--- begin ---
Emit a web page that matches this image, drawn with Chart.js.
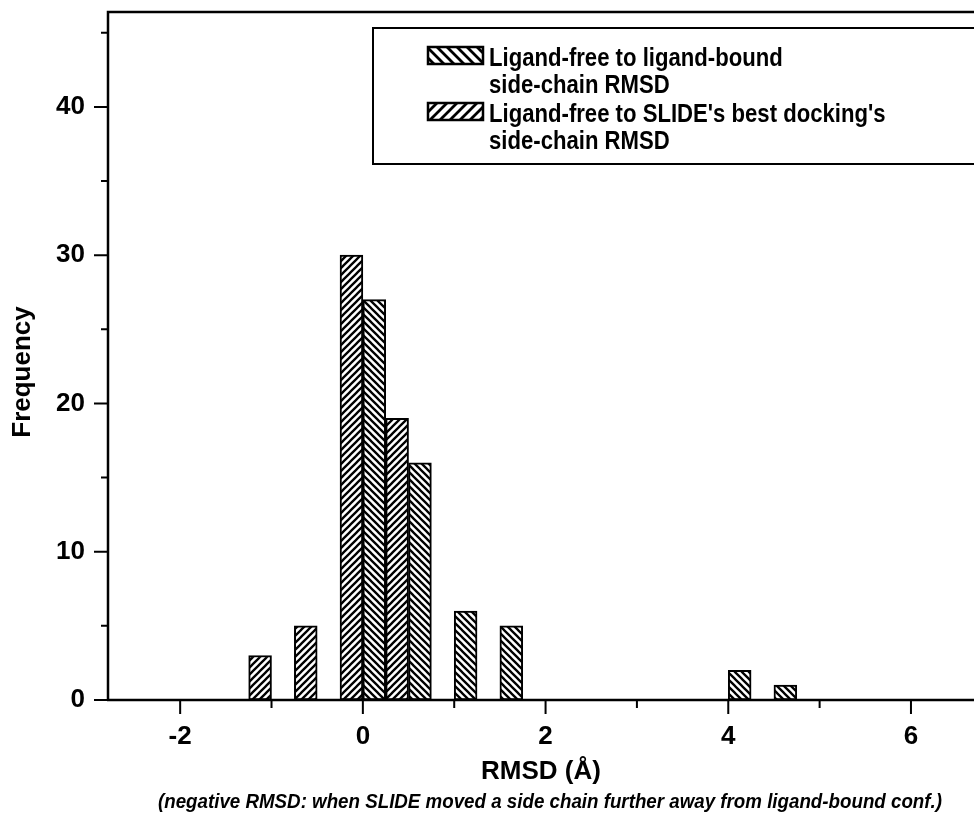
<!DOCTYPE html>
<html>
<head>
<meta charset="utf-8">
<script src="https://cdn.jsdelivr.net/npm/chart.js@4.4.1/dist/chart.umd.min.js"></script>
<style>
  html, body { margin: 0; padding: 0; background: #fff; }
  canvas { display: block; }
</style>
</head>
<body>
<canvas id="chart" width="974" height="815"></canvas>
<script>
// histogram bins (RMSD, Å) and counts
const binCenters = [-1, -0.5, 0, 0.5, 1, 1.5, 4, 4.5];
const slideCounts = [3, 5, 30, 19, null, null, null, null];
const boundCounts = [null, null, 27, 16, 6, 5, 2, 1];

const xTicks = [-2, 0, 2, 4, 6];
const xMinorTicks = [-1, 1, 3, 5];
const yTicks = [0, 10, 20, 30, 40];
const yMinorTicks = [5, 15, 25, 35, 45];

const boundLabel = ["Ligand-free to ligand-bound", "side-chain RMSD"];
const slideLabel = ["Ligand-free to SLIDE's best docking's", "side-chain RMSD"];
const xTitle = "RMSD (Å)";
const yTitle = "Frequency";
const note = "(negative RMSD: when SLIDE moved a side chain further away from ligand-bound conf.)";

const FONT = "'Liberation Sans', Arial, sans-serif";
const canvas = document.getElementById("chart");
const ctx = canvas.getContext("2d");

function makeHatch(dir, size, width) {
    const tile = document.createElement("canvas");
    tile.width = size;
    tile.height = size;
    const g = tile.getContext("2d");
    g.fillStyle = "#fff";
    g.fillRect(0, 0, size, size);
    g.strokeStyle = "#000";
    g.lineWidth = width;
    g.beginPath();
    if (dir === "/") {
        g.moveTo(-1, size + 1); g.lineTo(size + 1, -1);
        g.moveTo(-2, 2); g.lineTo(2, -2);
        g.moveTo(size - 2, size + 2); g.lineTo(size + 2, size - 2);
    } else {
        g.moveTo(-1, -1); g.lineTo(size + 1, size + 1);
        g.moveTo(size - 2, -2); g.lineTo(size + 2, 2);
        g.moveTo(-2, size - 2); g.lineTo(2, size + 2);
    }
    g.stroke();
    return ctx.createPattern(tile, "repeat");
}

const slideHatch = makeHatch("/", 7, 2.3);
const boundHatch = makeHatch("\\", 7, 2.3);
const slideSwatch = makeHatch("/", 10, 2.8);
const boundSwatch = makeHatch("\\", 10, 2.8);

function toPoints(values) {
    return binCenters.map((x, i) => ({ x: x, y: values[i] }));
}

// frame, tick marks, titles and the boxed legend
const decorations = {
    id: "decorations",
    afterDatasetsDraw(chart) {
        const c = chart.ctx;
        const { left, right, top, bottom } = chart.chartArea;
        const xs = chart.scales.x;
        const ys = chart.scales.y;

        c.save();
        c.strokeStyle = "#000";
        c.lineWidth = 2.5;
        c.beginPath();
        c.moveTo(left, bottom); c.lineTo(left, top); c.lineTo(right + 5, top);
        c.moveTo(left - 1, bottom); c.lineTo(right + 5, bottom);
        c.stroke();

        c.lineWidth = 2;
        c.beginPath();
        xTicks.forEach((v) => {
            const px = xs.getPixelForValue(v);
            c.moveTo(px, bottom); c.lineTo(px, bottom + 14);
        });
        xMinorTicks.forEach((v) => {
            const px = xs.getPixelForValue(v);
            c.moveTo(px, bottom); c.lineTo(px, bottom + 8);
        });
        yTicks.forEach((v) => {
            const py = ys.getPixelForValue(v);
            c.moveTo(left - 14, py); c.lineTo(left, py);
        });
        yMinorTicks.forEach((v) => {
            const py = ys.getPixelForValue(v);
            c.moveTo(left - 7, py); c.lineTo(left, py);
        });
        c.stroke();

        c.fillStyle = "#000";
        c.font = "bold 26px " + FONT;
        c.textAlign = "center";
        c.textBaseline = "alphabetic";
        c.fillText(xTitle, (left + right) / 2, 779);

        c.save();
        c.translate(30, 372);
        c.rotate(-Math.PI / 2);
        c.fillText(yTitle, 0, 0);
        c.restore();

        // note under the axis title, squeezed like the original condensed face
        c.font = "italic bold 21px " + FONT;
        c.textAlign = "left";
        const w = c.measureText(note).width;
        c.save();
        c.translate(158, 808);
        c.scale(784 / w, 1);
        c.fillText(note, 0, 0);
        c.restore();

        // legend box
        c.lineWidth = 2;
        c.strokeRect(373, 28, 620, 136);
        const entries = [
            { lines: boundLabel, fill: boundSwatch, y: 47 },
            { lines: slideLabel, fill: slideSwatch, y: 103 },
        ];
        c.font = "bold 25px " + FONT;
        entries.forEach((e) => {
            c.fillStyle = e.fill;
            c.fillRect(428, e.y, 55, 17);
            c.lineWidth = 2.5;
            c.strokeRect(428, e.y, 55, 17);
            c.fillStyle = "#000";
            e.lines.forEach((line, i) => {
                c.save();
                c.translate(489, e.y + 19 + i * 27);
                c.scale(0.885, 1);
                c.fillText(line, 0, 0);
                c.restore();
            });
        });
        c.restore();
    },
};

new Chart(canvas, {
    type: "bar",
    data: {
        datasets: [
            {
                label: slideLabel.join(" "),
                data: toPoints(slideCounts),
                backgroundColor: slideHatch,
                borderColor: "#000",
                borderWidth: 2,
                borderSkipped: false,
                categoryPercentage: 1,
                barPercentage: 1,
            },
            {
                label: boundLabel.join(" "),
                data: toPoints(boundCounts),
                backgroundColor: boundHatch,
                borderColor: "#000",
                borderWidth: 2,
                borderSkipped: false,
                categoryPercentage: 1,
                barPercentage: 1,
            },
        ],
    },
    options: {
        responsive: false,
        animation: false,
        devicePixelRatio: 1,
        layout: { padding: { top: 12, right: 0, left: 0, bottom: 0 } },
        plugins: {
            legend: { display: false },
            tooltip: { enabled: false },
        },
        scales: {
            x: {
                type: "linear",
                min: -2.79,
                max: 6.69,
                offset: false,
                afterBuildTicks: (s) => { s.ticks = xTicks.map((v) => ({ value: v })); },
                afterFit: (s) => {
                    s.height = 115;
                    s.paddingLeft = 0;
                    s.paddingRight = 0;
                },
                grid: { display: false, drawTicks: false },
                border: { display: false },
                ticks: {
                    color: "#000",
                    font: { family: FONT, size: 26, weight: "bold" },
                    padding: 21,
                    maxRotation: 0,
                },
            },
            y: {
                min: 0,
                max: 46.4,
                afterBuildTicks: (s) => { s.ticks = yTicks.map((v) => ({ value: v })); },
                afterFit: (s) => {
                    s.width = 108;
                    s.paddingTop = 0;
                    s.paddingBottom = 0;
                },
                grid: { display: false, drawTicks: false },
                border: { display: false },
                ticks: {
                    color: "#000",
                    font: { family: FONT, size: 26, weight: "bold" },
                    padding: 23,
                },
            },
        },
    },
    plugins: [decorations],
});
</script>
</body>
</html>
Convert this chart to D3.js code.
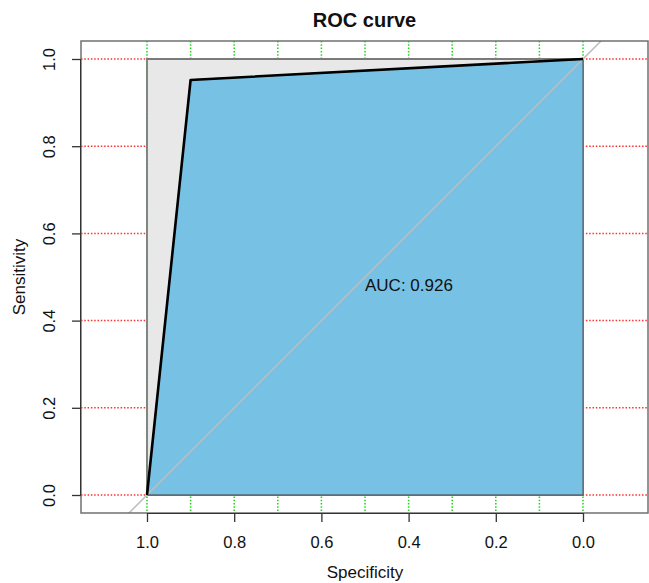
--- end ---
[Required task]
Repeat exactly and only the lines from the start of the data above through the line that holds "const yMinorTicks = [5, 15, 25, 35, 45];", inclusive. Pictures do not belong in the copy.

[Final result]
Emit a web page that matches this image, drawn with Chart.js.
<!DOCTYPE html>
<html>
<head>
<meta charset="utf-8">
<script src="https://cdn.jsdelivr.net/npm/chart.js@4.4.1/dist/chart.umd.min.js"></script>
<style>
  html, body { margin: 0; padding: 0; background: #fff; }
  canvas { display: block; }
</style>
</head>
<body>
<canvas id="chart" width="974" height="815"></canvas>
<script>
// histogram bins (RMSD, Å) and counts
const binCenters = [-1, -0.5, 0, 0.5, 1, 1.5, 4, 4.5];
const slideCounts = [3, 5, 30, 19, null, null, null, null];
const boundCounts = [null, null, 27, 16, 6, 5, 2, 1];

const xTicks = [-2, 0, 2, 4, 6];
const xMinorTicks = [-1, 1, 3, 5];
const yTicks = [0, 10, 20, 30, 40];
const yMinorTicks = [5, 15, 25, 35, 45];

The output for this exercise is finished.